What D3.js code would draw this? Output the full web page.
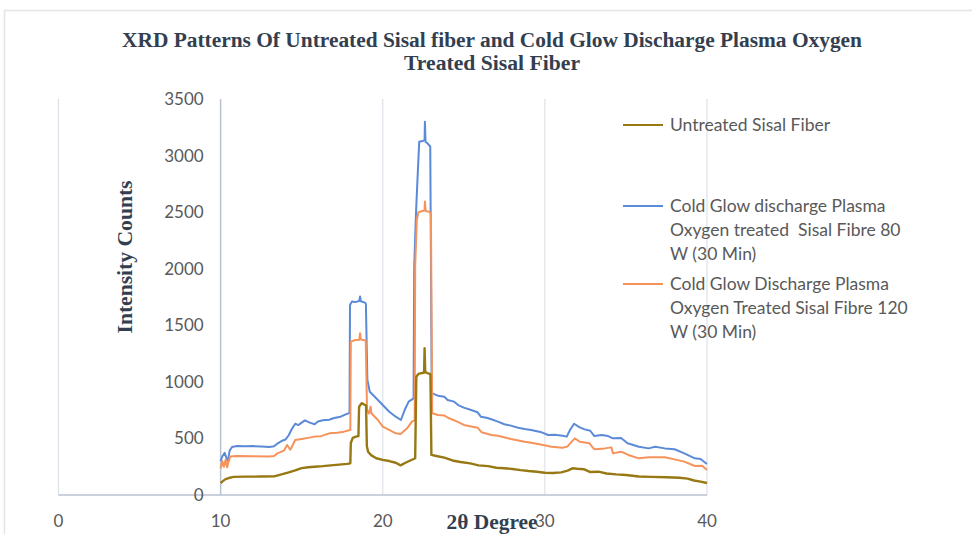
<!DOCTYPE html>
<html>
<head>
<meta charset="utf-8">
<script src="https://d3js.org/d3.v7.min.js"></script>
<style>
  body { margin: 0; background: #fff; }
  svg { display: block; }
</style>
</head>
<body>
<div id="chart"></div>
<script>
// values: [2theta, intensity]
const untreated = [[10.0,105],[10.1,118],[10.3,140],[10.5,150],[10.8,160],[11.5,162],[12.5,163],[13.3,165],[13.7,180],[14.2,200],[14.6,218],[15.0,238],[15.4,245],[15.8,250],[16.3,255],[16.8,262],[17.3,268],[17.8,275],[18.0,280],[18.03,460],[18.15,505],[18.35,516],[18.5,520],[18.54,780],[18.7,812],[18.85,800],[18.97,790],[19.02,430],[19.1,380],[19.3,350],[19.6,325],[20.0,310],[20.4,300],[20.8,285],[21.1,262],[21.4,285],[21.7,305],[22.0,325],[22.07,1045],[22.2,1070],[22.4,1078],[22.55,1080],[22.58,1297],[22.62,1085],[22.8,1075],[22.94,1068],[23.0,354],[23.3,345],[23.8,330],[24.3,305],[24.8,292],[25.4,280],[25.9,262],[26.5,255],[27.0,241],[27.5,236],[28.0,230],[28.5,220],[29.0,212],[29.5,206],[30.0,197],[30.5,195],[31.0,200],[31.4,215],[31.7,236],[32.0,232],[32.4,228],[32.8,203],[33.3,206],[33.8,190],[34.4,182],[35.0,177],[35.8,163],[36.5,160],[37.5,157],[38.3,152],[38.8,145],[39.2,128],[39.6,118],[40.0,106]];

const plasma80 = [[10.0,300],[10.1,340],[10.25,372],[10.35,330],[10.45,300],[10.55,390],[10.7,425],[11.0,433],[11.5,430],[12.0,432],[12.5,428],[13.0,425],[13.3,430],[13.5,455],[13.8,480],[14.0,490],[14.2,528],[14.4,585],[14.6,630],[14.8,618],[15.0,640],[15.2,660],[15.5,640],[15.8,625],[16.0,650],[16.3,660],[16.7,665],[17.0,680],[17.4,692],[17.75,715],[17.95,725],[17.98,1680],[18.1,1710],[18.3,1705],[18.55,1715],[18.6,1755],[18.65,1712],[18.9,1700],[18.96,1690],[19.05,1020],[19.2,913],[19.4,884],[19.7,840],[20.0,795],[20.4,736],[20.8,692],[21.12,663],[21.35,751],[21.6,825],[21.9,854],[21.94,2018],[22.05,2490],[22.15,2814],[22.25,3123],[22.45,3128],[22.58,3140],[22.6,3300],[22.64,3120],[22.75,3110],[22.93,3080],[23.02,900],[23.4,878],[23.8,869],[24.0,840],[24.4,825],[24.65,795],[25.0,772],[25.45,751],[25.85,731],[26.05,692],[26.4,683],[26.7,669],[27.1,648],[27.5,625],[27.9,613],[28.35,595],[28.75,583],[29.15,575],[29.8,554],[30.2,530],[30.6,532],[31.1,524],[31.35,516],[31.55,575],[31.8,630],[32.15,598],[32.45,580],[32.8,568],[33.05,521],[33.5,530],[33.9,521],[34.2,501],[34.7,503],[35.1,457],[35.8,427],[36.4,412],[36.8,427],[37.4,412],[38.0,404],[38.6,368],[39.25,324],[39.6,318],[40.0,274]];

const plasma120 = [[10.0,236],[10.1,300],[10.2,250],[10.3,310],[10.4,244],[10.5,300],[10.6,340],[11.0,345],[12.0,342],[13.0,340],[13.3,345],[13.5,368],[13.9,392],[14.1,442],[14.3,400],[14.6,486],[15.0,495],[15.4,505],[15.8,516],[16.2,520],[16.7,545],[17.2,550],[17.6,560],[18.0,575],[18.03,1355],[18.3,1370],[18.55,1372],[18.6,1430],[18.65,1375],[18.95,1365],[19.03,751],[19.15,720],[19.25,781],[19.3,722],[19.7,663],[20.0,604],[20.4,575],[20.8,545],[21.1,540],[21.5,589],[21.8,648],[21.97,663],[22.0,2020],[22.1,2430],[22.2,2500],[22.45,2510],[22.58,2515],[22.6,2593],[22.65,2510],[22.8,2505],[22.97,2495],[23.05,722],[23.4,707],[23.8,702],[24.1,678],[24.6,648],[25.0,619],[25.85,595],[26.1,554],[26.7,530],[27.1,524],[27.9,495],[28.75,471],[29.15,462],[29.9,442],[30.4,427],[31.1,418],[31.4,430],[31.6,463],[31.85,501],[32.15,471],[32.75,457],[33.05,404],[33.7,412],[34.1,421],[34.2,368],[34.7,383],[35.15,354],[35.8,324],[36.4,333],[37.4,333],[38.0,315],[38.6,295],[39.25,256],[39.7,258],[40.0,221]];

const xTicks = [0, 10, 20, 30, 40];
const yTicks = [0, 500, 1000, 1500, 2000, 2500, 3000, 3500];

const seriesNames = ["Untreated Sisal Fiber",
  ["Cold Glow discharge Plasma", "Oxygen treated  Sisal Fibre 80", "W (30 Min)"],
  ["Cold Glow Discharge Plasma", "Oxygen Treated Sisal Fibre 120", "W (30 Min)"]];
const seriesColors = ["#977812", "#5b8ad8", "#f6935b"];

let svgextent = [972, 534];

var svg = d3.select("#chart").append("svg")
    .attr("width", svgextent[0])
    .attr("height", svgextent[1]);

// faint frame of the original picture
svg.append("path")
    .attr("d", "M4.5,534 V10.5 H972")
    .attr("fill", "none")
    .attr("stroke", "#e4e4e4")
    .attr("stroke-width", 1.5);

var x = d3.scaleLinear().domain([0, 40]).range([58.5, 707]);
var y = d3.scaleLinear().domain([0, 3500]).range([495, 99]);

// vertical gridlines
svg.append("g")
  .selectAll("line")
  .data(xTicks)
  .enter().append("line")
    .attr("x1", d => x(d)).attr("x2", d => x(d))
    .attr("y1", y(3500)).attr("y2", y(0))
    .attr("stroke", d => d == 10 ? "#b9c1d1" : "#dde1e8")
    .attr("stroke-width", d => d == 10 ? 1.5 : 1.2);

// horizontal axis line
svg.append("line")
    .attr("x1", x(0)).attr("x2", x(40))
    .attr("y1", y(0)).attr("y2", y(0))
    .attr("stroke", "#b9c1d1")
    .attr("stroke-width", 1.5);

var tickFont = "Lato, 'Open Sans', sans-serif";

svg.append("g")
  .selectAll("text")
  .data(yTicks)
  .enter().append("text")
    .attr("x", x(10) - 17)
    .attr("y", d => y(d) + 6)
    .attr("text-anchor", "end")
    .style("font-family", tickFont)
    .style("font-size", "17px")
    .style("fill", "#595959")
    .text(d => d);

svg.append("g")
  .selectAll("text")
  .data(xTicks)
  .enter().append("text")
    .attr("x", d => x(d))
    .attr("y", 527)
    .attr("text-anchor", "middle")
    .style("font-family", tickFont)
    .style("font-size", "17px")
    .style("fill", "#595959")
    .text(d => d);

var line = d3.line()
    .x(d => x(d[0]))
    .y(d => y(d[1]));

[plasma80, plasma120, untreated].forEach(function(s, i) {
  var idx = [1, 2, 0][i];
  svg.append("path")
      .datum(s)
      .attr("d", line)
      .attr("fill", "none")
      .attr("stroke", seriesColors[idx])
      .attr("stroke-width", idx == 0 ? 2.4 : 2)
      .attr("stroke-linejoin", "round");
});

// titles
var serif = "'Liberation Serif', 'Times New Roman', serif";
var titleColor = "#333f50";

svg.append("text")
    .attr("x", 492).attr("y", 47)
    .attr("text-anchor", "middle")
    .attr("textLength", 740)
    .attr("lengthAdjust", "spacingAndGlyphs")
    .style("font-family", serif).style("font-weight", "bold")
    .style("font-size", "20px").style("fill", titleColor)
    .text("XRD Patterns Of Untreated Sisal fiber and Cold Glow Discharge Plasma Oxygen");

svg.append("text")
    .attr("x", 492).attr("y", 70)
    .attr("text-anchor", "middle")
    .attr("textLength", 176)
    .attr("lengthAdjust", "spacingAndGlyphs")
    .style("font-family", serif).style("font-weight", "bold")
    .style("font-size", "20px").style("fill", titleColor)
    .text("Treated Sisal Fiber");

svg.append("text")
    .attr("transform", "translate(132,257) rotate(-90)")
    .attr("text-anchor", "middle")
    .attr("textLength", 153)
    .attr("lengthAdjust", "spacingAndGlyphs")
    .style("font-family", serif).style("font-weight", "bold")
    .style("font-size", "22px").style("fill", titleColor)
    .text("Intensity Counts");

svg.append("text")
    .attr("x", 492).attr("y", 529)
    .attr("text-anchor", "middle")
    .attr("textLength", 91)
    .attr("lengthAdjust", "spacingAndGlyphs")
    .style("font-family", serif).style("font-weight", "bold")
    .style("font-size", "21px").style("fill", titleColor)
    .text("2θ Degree");

// legend
var legendY = [125, 206, 284];
var legend = svg.append("g");
seriesNames.forEach(function(name, i) {
  legend.append("line")
      .attr("x1", 623).attr("x2", 663)
      .attr("y1", legendY[i]).attr("y2", legendY[i])
      .attr("stroke", seriesColors[i])
      .attr("stroke-width", 2);
  var lines = Array.isArray(name) ? name : [name];
  lines.forEach(function(t, j) {
    legend.append("text")
        .attr("x", 670)
        .attr("y", legendY[i] + 6 + j * 24)
        .style("font-family", tickFont)
        .style("font-size", "17.5px")
        .style("fill", "#595959")
        .style("white-space", "pre")
        .text(t);
  });
});
</script>
</body>
</html>
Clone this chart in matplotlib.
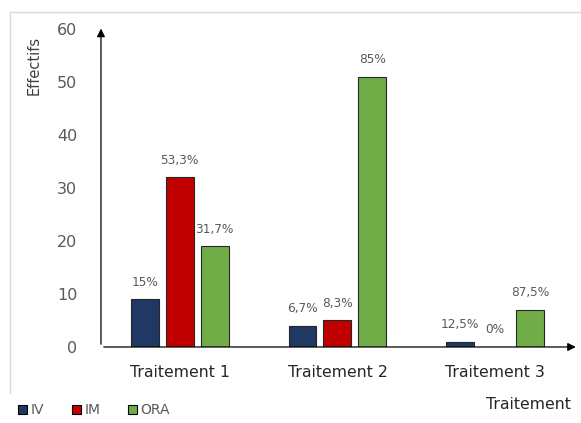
import numpy as np
import matplotlib.pyplot as plt
from matplotlib.lines import Line2D
from matplotlib.patches import Patch

plt.rcParams['font.family'] = ['DejaVu Sans']

# données
categories = ['Traitement 1', 'Traitement 2', 'Traitement 3']
series = ['IV', 'IM', 'ORA']
iv = [9, 4, 1]
im = [32, 5, 0]
ora = [19, 51, 7]
iv_pct = ['15%', '6,7%', '12,5%']
im_pct = ['53,3%', '8,3%', '0%']
ora_pct = ['31,7%', '85%', '87,5%']
yticks = [0, 10, 20, 30, 40, 50, 60]

colors = ['#1F3864', '#C00000', '#70AD47']
values = [iv, im, ora]
pcts = [iv_pct, im_pct, ora_pct]

fig = plt.figure(figsize=(5.81, 4.23), dpi=100)
ax = fig.add_axes([0.1738, 0.1797, 0.814, 0.7517])

x = np.arange(len(categories))
w = 0.177
step = 0.2215
for i, (vals, lab, c) in enumerate(zip(values, pcts, colors)):
    xs = x + (i - 1) * step
    ax.bar(xs, vals, width=w, color=c, edgecolor='#262626', linewidth=0.8, zorder=2)
    for xi, v, t in zip(xs, vals, lab):
        ax.text(xi, v + 2.0, t, ha='center', va='bottom', fontsize=8.7, color='#595959')

ax.set_xlim(-0.5, 2.5)
ax.set_ylim(0, 60)
ax.set_yticks(yticks)
ax.set_xticks(x)
ax.set_xticklabels(categories, fontsize=11.3, color='#262626')
ax.tick_params(axis='y', length=0, labelsize=11.5, labelcolor='#595959', pad=17)
ax.tick_params(axis='x', length=0, pad=13)
for s in ax.spines.values():
    s.set_visible(False)

# axes avec flèches
ax.annotate('', xy=(0, 1.01), xycoords='axes fraction', xytext=(0, 0),
            arrowprops=dict(arrowstyle='-|>', color='black', lw=0.9, mutation_scale=12))
ax.annotate('', xy=(1.01, 0), xycoords='axes fraction', xytext=(0, 0),
            arrowprops=dict(arrowstyle='-|>', color='black', lw=0.9, mutation_scale=12))

fig.text(0.058, 0.846, 'Effectifs', rotation=90, ha='center', va='center',
         fontsize=10.5, color='#404040')
fig.text(0.982, 0.043, 'Traitement', ha='right', va='center', fontsize=11.3, color='#262626')

# cadre gris clair
fig.add_artist(Line2D([0.0172, 1.0], [0.972, 0.972], color='#D9D9D9', lw=1))
fig.add_artist(Line2D([0.0172, 0.0172], [0.972, 0.071], color='#D9D9D9', lw=1))

handles = [Patch(facecolor=c, edgecolor='black', linewidth=0.8) for c in colors]
fig.legend(handles, series, loc='center left', bbox_to_anchor=(0.031, 0.03), ncol=3,
           frameon=False, fontsize=10, labelcolor='#595959', handlelength=0.65,
           handleheight=0.65, handletextpad=0.25, columnspacing=2.0,
           borderpad=0, borderaxespad=0)

fig.savefig('out.png', dpi=100)
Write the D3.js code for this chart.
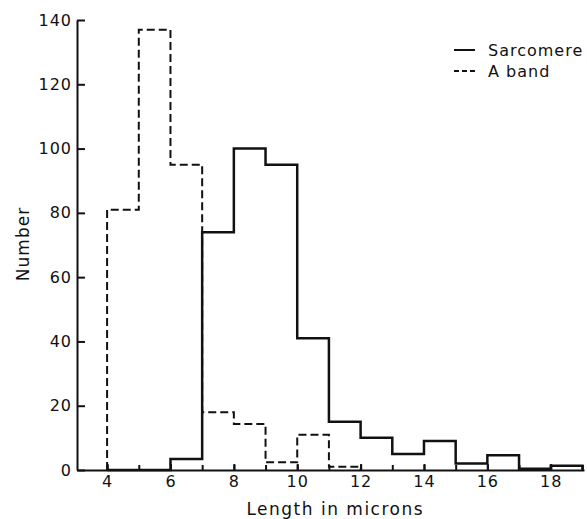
<!DOCTYPE html>
<html>
<head>
<meta charset="utf-8">
<script src="https://cdn.jsdelivr.net/npm/d3@7"></script>
<style>
  body { margin: 0; background: #fff; }
  text { font-family: "DejaVu Sans", sans-serif; fill: #111; }
  .axis path, .axis line { stroke: #111; stroke-width: 2; }
  .axis text { font-size: 16px; letter-spacing: 1px; }
  .hist { fill: none; stroke: #111; }
</style>
</head>
<body>
<div id="chart"></div>
<script>
// bin edges (microns), bins are 1 micron wide
const binStarts = [4, 5, 6, 7, 8, 9, 10, 11, 12, 13, 14, 15, 16, 17, 18];
const sarcomere = [0, 0, 3.4, 74, 100, 95, 41, 15, 10, 5, 9, 2, 4.6, 0.4, 1.3];
const aBand = [81, 137, 95, 18, 14.3, 2.4, 11, 1, 0, 0, 0, 0, 0, 0, 0];
const xTicks = [4, 6, 8, 10, 12, 14, 16, 18];
const xMinorTicks = d3.range(4, 20);
const yTicks = [0, 20, 40, 60, 80, 100, 120, 140];

const W = 587, H = 519;
const margin = {top: 20, right: 3, bottom: 49, left: 77};
const width = W - margin.left - margin.right,
  height = H - margin.top - margin.bottom;

const svg = d3.select("#chart")
  .append("svg")
  .attr("width", W)
  .attr("height", H)
  .append("g")
  .attr("transform", `translate(${margin.left}, ${margin.top})`);

const x = d3.scaleLinear()
  .domain([3.05, 19.05])
  .range([0, width]);

const y = d3.scaleLinear()
  .domain([0, 140])
  .range([height, 0]);

// minor ticks every micron, pointing inward
svg.append("g")
  .attr("class", "axis")
  .attr("transform", `translate(0, ${height})`)
  .call(d3.axisBottom(x).tickValues(xMinorTicks).tickSize(-5).tickFormat(""))
  .call(g => g.select(".domain").remove());

svg.append("g")
  .attr("class", "axis")
  .attr("transform", `translate(0, ${height})`)
  .call(d3.axisBottom(x)
    .tickValues(xTicks)
    .tickSize(-6)
    .tickSizeOuter(0)
    .tickPadding(6)
    .tickFormat(d3.format("d")));

svg.append("g")
  .attr("class", "axis")
  .call(d3.axisLeft(y)
    .tickValues(yTicks)
    .tickSize(-8)
    .tickSizeOuter(0)
    .tickPadding(5));

svg.append("text")
  .attr("text-anchor", "middle")
  .attr("x", x(11.2))
  .attr("y", height + 45)
  .style("font-size", "17px")
  .style("letter-spacing", "1.5px")
  .text("Length in microns");

svg.append("text")
  .attr("text-anchor", "middle")
  .attr("transform", "rotate(-90)")
  .attr("x", -(244 - margin.top))
  .attr("y", -48)
  .style("font-size", "17px")
  .style("letter-spacing", "1px")
  .text("Number");

// histogram outline as a stepped line, ending after the last non-empty bin
function outline(values) {
  let n = values.length;
  while (n > 1 && values[n - 1] === 0) n--;
  const pts = [[binStarts[0], 0]];
  for (let i = 0; i < n; i++) pts.push([binStarts[i], values[i]]);
  const last = binStarts[n - 1] + 1;
  pts.push([last, values[n - 1]]);
  pts.push([last, 0]);
  return pts;
}

const line = d3.line()
  .x(d => x(d[0]))
  .y(d => y(d[1]))
  .curve(d3.curveStepAfter);

svg.append("path")
  .attr("class", "hist")
  .attr("d", line(outline(aBand)))
  .attr("stroke-width", 2)
  .attr("stroke-dasharray", "8,4");

svg.append("path")
  .attr("class", "hist")
  .attr("d", line(outline(sarcomere)))
  .attr("stroke-width", 2.5);

// legend
const legend = svg.append("g")
  .attr("transform", `translate(${454 - margin.left}, ${50 - margin.top})`);
const items = [
  {label: "Sarcomere", dash: null},
  {label: "A band", dash: "5,3"}
];
items.forEach((d, i) => {
  legend.append("line")
    .attr("x1", 0).attr("x2", 21)
    .attr("y1", i * 21).attr("y2", i * 21)
    .attr("stroke", "#111")
    .attr("stroke-width", 2)
    .attr("stroke-dasharray", d.dash);
  legend.append("text")
    .attr("x", 34)
    .attr("y", i * 21 + 6)
    .style("font-size", "16px")
    .style("letter-spacing", "1px")
    .text(d.label);
});
</script>
</body>
</html>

Work to do —
Keep the pictures out, and extract only the lines that begin at the one containing "Clone this chart in matplotlib." and end at the one containing "plt.rcParams['font.family'] = ['DejaVu Sans']", inclusive.

Answer to the exercise —
Clone this chart in matplotlib.
import numpy as np
import matplotlib.pyplot as plt
from matplotlib.lines import Line2D
from matplotlib.patches import Patch

plt.rcParams['font.family'] = ['DejaVu Sans']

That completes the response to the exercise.